The basic principle of radiation therapy is to induce DNA breaks within cancer cells resulting in cellular injury, and ultimately leading to apoptosis, or cell death. Similarly, conventional chemotherapeutic agents act by preferentially disrupting cancer cell mitosis through DNA damage, ultimately inhibiting cellular division [1, 2]. For years, chemotherapy and radiotherapy have been administered concurrently—with great success in some cancers, especially locally advanced solid tumors where the combined approach leads to better local control and improved survival—in an effort to synergize each other. The concept is rather simple: Chemotherapeutic agents are used as radiosensitizing agents, thereby potentiating the effects of radiation therapy. In order to accomplish this task, the chemotherapeutic agent in question must possess properties and characteristics that allow them to perform such a role. Various agents including antimetabolites, platinum-based agents, taxanes, some molecular targeted agents, and others including topoisomerase I inhibitors (such as irinotecan) do possess such properties by (1) directly increasing the initial radiation damage through their incorporation into DNA, (2) inhibiting cellular repair, (3) accumulating cancer cells in a radiosensitive phase or the converse, i.e., eliminating cells in a radioresistant phase, (4) eliminating hypoxic cells, and/or (5) inhibiting the accelerated repopulation of tumor cells. However, if the combination of chemotherapy and radiation is beneficial against cancer, it is also clearly detrimental to normal tissues because of its enhanced toxicity, which has limited its use in cancers located within organs—liver cancer for example—that are especially vulnerable and sensitive to injury. As a result, combining chemotherapy with radiation is only helpful if the therapeutic benefits on tumors far exceed toxicities on normal tissues [2]. This is the main reason why liver cancer has traditionally been off limits for combined therapy.

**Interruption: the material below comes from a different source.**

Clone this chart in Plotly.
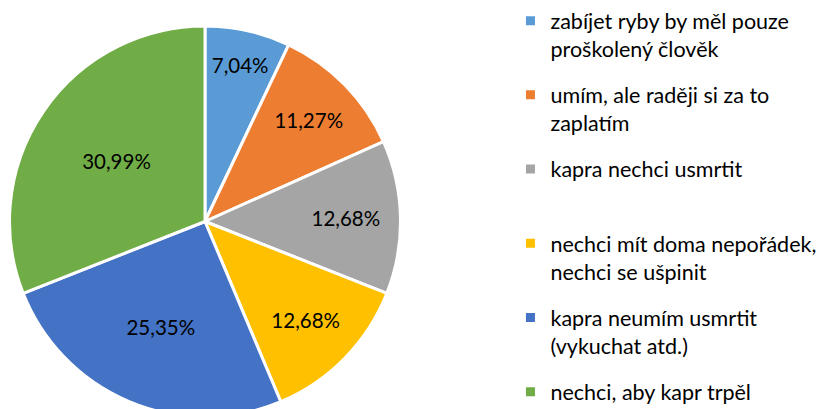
import plotly.graph_objects as go

# ---- data ----
categories = [
    "zabíjet ryby by měl pouze proškolený člověk",
    "umím, ale raději si za to zaplatím",
    "kapra nechci usmrtit",
    "nechci mít doma nepořádek, nechci se ušpinit",
    "kapra neumím usmrtit (vykuchat atd.)",
    "nechci, aby kapr trpěl",
]
legend_labels = [
    "zabíjet ryby by měl pouze<br>proškolený člověk",
    "umím, ale raději si za to<br>zaplatím",
    "kapra nechci usmrtit<br>\u00a0",
    "nechci mít doma nepořádek,<br>nechci se ušpinit",
    "kapra neumím usmrtit<br>(vykuchat atd.)",
    "nechci, aby kapr trpěl",
]
percent_values = [7.04, 11.27, 12.68, 12.68, 25.35, 30.99]
colors = ["#5B9BD5", "#ED7D31", "#A5A5A5", "#FFC000", "#4472C4", "#70AD47"]

FONT = "Lato, 'Open Sans', sans-serif"

fig = go.Figure()
fig.add_trace(go.Pie(
    labels=categories,
    values=percent_values,
    sort=False,
    direction="clockwise",
    rotation=0,
    marker=dict(colors=colors, line=dict(color="white", width=3)),
    texttemplate="%{value:.2f}%",
    textposition="inside",
    insidetextorientation="horizontal",
    textfont=dict(family=FONT, size=20.5, color="black"),
    showlegend=False,
    domain=dict(x=[0, 0.477], y=[0, 1]),
    hoverinfo="label+percent",
))

# legend entries (one group each so spacing can be controlled)
for i, (lab, col) in enumerate(zip(legend_labels, colors)):
    fig.add_trace(go.Scatter(
        x=[None], y=[None], mode="markers",
        marker=dict(symbol="square", size=9, color=col),
        name=lab, legendgroup=str(i), showlegend=True,
    ))

fig.update_layout(
    width=826, height=409,
    margin=dict(l=0, r=0, t=18, b=0, autoexpand=False),
    paper_bgcolor="white", plot_bgcolor="white",
    separators=", ",
    font=dict(family=FONT, color="black"),
    xaxis=dict(visible=False), yaxis=dict(visible=False),
    legend=dict(
        x=0.6083, y=1.066, xanchor="left", yanchor="top",
        font=dict(family=FONT, size=21.5, color="black"),
        tracegroupgap=15.3, valign="top", itemwidth=30,
        bgcolor="rgba(0,0,0,0)", maxheight=420,
    ),
)

fig.write_html("out.html")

By combining chemotherapy and radiation in the form of irinotecan-loaded beads and yttrium-90 glass beads delivered intraarterially within minutes of each other, the authors of the manuscript in the current issue of CVIR demonstrate, in an animal model of metastatic liver cancer, that such combination is not only feasible technically and more potent than either one alone, but also safe [3]. Precedence exists in cervical cancer where chemotherapy infused intraarterially was combined with external radiation therapy to deliver a more potent therapy to target tissues [4]. The novelty here is that both therapies were introduced intraarterially capitalizing on the facts that (1) yttrium-90 as a beta emitter has a low penetration in tissue, thereby preserving healthy liver tissue which is in turn essential to metabolize irinotecan into its active form SN38, and (2) the glass beads used to deliver yttrium-90 to the liver tumors are largely non-embolic and therefore do not restrict arterial inflow preserving oxygenation within the tumor, which, as mentioned above, is a critical element of radiation effect [3, 5]. This two-prong assault on the liver tumor was made possible by the presence of SN38 permeating the liver tissue which at least in theory was able to reach the cancer cells not reached by the yttrium-90 beads, because of arterial inflow limitation. In other words, whatever cancer cells were not destroyed by the yttrium-90 because of reduced oxygenation at the periphery of the tumor, the SN38 from irinotecan managed to destroy: a perfect example of synergy [6].
One of the key messages of this CVIR manuscript is that the combination of radiation and chemotherapy to treat liver cancer may be possible clinically when administered intraarterially and carefully as described in the study. This was done by using non-embolic particles to deliver the radiation in order to minimize disruption of the tumor microenvironment and toxicity on healthy liver tissue so that the chemotherapeutic agent can do its job. This encouraging study now necessitates a rigorous clinical trial to confirm these exciting findings.